The meeting will replace an appeal hearing, called after the WMSC decided in July not to sanction McLaren for unauthorised possession of a significant quantity of Ferrari technical information.
That controversial first hearing ruled that there was insufficient proof that McLaren had used the data to 'interfere improperly' with the championship.
However they warned the Mercedes-powered team that they could be kicked out of this and next year's championship if new evidence showed otherwise.
In the absence of concrete fact, the Monza paddock was buzzing with rumours.
One well-placed paddock source told Reuters that the 11 team bosses, as well as one team's drivers, had received letters from the FIA last week urging them to divulge any hitherto undisclosed information about the case.
Others suggested that details in one of those replies, possibly from a driver, had triggered the FIA decision to reconvene the council.
Ferrari's Kimi Raikkonen, the Finn who drove for McLaren last season, told a news conference that nothing had been sought from him.
Italian Giancarlo Fisichella, double world champion Alonso's team mate at Renault last year before the Spaniard left for McLaren, said he had not been asked either.
McLaren, who are 11 points clear of Ferrari with five races remaining, shielded Hamilton and Alonso from questions about the controversy. Reporters were told before talking to the drivers that for legal reasons neither could comment.

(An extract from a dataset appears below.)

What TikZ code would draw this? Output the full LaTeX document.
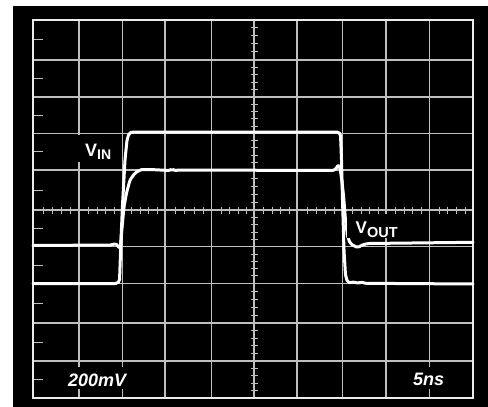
\documentclass[tikz,border=0pt]{standalone}
\usepackage{fontspec}
\setmainfont{Liberation Sans}
\definecolor{gridc}{RGB}{190,190,190}
\definecolor{framec}{RGB}{235,235,235}
\begin{document}
\begin{tikzpicture}[x=1pt,y=-1pt,
  gridline/.style={draw=gridc, line width=1.1pt},
  tickline/.style={draw=gridc, line width=1pt},
  frameline/.style={draw=framec, line width=2pt},
  trace/.style={draw=white, line width=3pt, line cap=round, line join=round, rounded corners=1.5pt},
  labelbox/.style={fill=black, inner sep=0pt, anchor=north west},
  lbl/.style={text=white, inner sep=0pt, anchor=base west, font=\bfseries}]
\useasboundingbox (0,0) rectangle (488,407);
\fill[white] (0,0) rectangle (488,407);
\fill[black] (12.7,6) rectangle (488,407);
% grid
\foreach \x in {79,122.3,165,211.7,297,342.7,386,429.3}
  \draw[gridline] (\x,19.5) -- (\x,398);
\foreach \y in {60,97,133.3,170,246.7,283.3,323,361}
  \draw[gridline] (33,\y) -- (473,\y);
\draw[gridline] (254,19.5) -- (254,398);
\draw[gridline] (33,210) -- (473,210);
% minor ticks on centre axes
\foreach \a/\b in {19.5/60,60/97,97/133.3,133.3/170,170/210,210/246.7,246.7/283.3,283.3/323,323/361,361/398}{
  \foreach \k in {1,2,3,4}
    \draw[tickline] (250.5,{\a+(\b-\a)*\k/5}) -- (257.5,{\a+(\b-\a)*\k/5});
  \draw[tickline] (34,{(\a+\b)/2}) -- (43,{(\a+\b)/2});
}
\foreach \a/\b in {33/79,79/122.3,122.3/165,165/211.7,211.7/254,254/297,297/342.7,342.7/386,386/429.3,429.3/473}
  \foreach \k in {1,2,3,4}
    \draw[tickline] ({\a+(\b-\a)*\k/5+1},206.5) -- ({\a+(\b-\a)*\k/5+1},213.5);
% frame
\draw[frameline] (33,19.5) rectangle (473,398);
% traces
\draw[trace] (33,283.5) -- (117,283.5) -- (119.5,281) -- (121,240) -- (122.5,205) -- (125,160) -- (127,140) -- (129,133.5) -- (132,132) -- (338.5,132) -- (340.5,134.5) -- (341.5,160) -- (342.5,200) -- (344,250) -- (345.5,275) -- (347.5,282) -- (351,283) -- (354,281.5) -- (357,283.5) -- (361,282) -- (365,283.3) -- (473,284);
\draw[trace] (33,245.5) -- (112,245) -- (115,243.5) -- (117.5,245) -- (119,248.5) -- (120.5,246) -- (122,228) -- (124,207) -- (126.5,193) -- (130,180) -- (135,173) -- (141,169.5) -- (150,169.5) -- (170,170.5) -- (172,169) -- (174,170.5) -- (180,170) -- (334,170.5) -- (336.5,168) -- (338.5,164.5) -- (340,168) -- (341.5,178) -- (343.5,195) -- (345.5,220) -- (347.5,236) -- (350,243) -- (354,246) -- (358,247.5) -- (362,245) -- (368,243.5) -- (473,242.3);
% label boxes
\node[labelbox, minimum width=44pt, minimum height=27pt] (vinbox) at (72,135) {};
\node[labelbox, minimum width=60pt, minimum height=24pt] (voutbox) at (347,214) {};
\node[labelbox, minimum width=76pt, minimum height=22pt] (vdivbox) at (62,367) {};
\node[labelbox, minimum width=44pt, minimum height=22pt] (tdivbox) at (408,367) {};
% labels
\node[lbl] (vin) at (85,156.7) {\fontsize{18}{18}\selectfont V\raisebox{-2.7pt}{\fontsize{14}{14}\selectfont IN}};
\node[lbl] (vout) at (355.5,233.3) {\fontsize{17}{17}\selectfont V\raisebox{-4pt}{\fontsize{14.5}{14.5}\selectfont OUT}};
\node[lbl, font=\bfseries\itshape] (vdiv) at (68,386) {\fontsize{18}{18}\selectfont 200mV};
\node[lbl, font=\bfseries\itshape] (tdiv) at (413,385) {\fontsize{18}{18}\selectfont 5ns};
\end{tikzpicture}
\end{document}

However Hamilton, in response to a question about his ability to focus, said he had not been distracted.
"I have been oblivious to everything that has been going on as my internet has not been working at home," said the 22-year-old Briton.
"I got here and found out there is stuff going on and I thought 'shoot'. I have just been trying to get on with my job and it doesn't affect me too much. I am just acting as if it is a normal weekend, which it is."
The controversy erupted in July when some 780 pages of Ferrari information was found at the home of McLaren chief designer Mike Coughlan.
McLaren, who immediately suspended Coughlan, have said none of it was used in the design of their car and nobody else at McLaren was aware of what he had in his possession.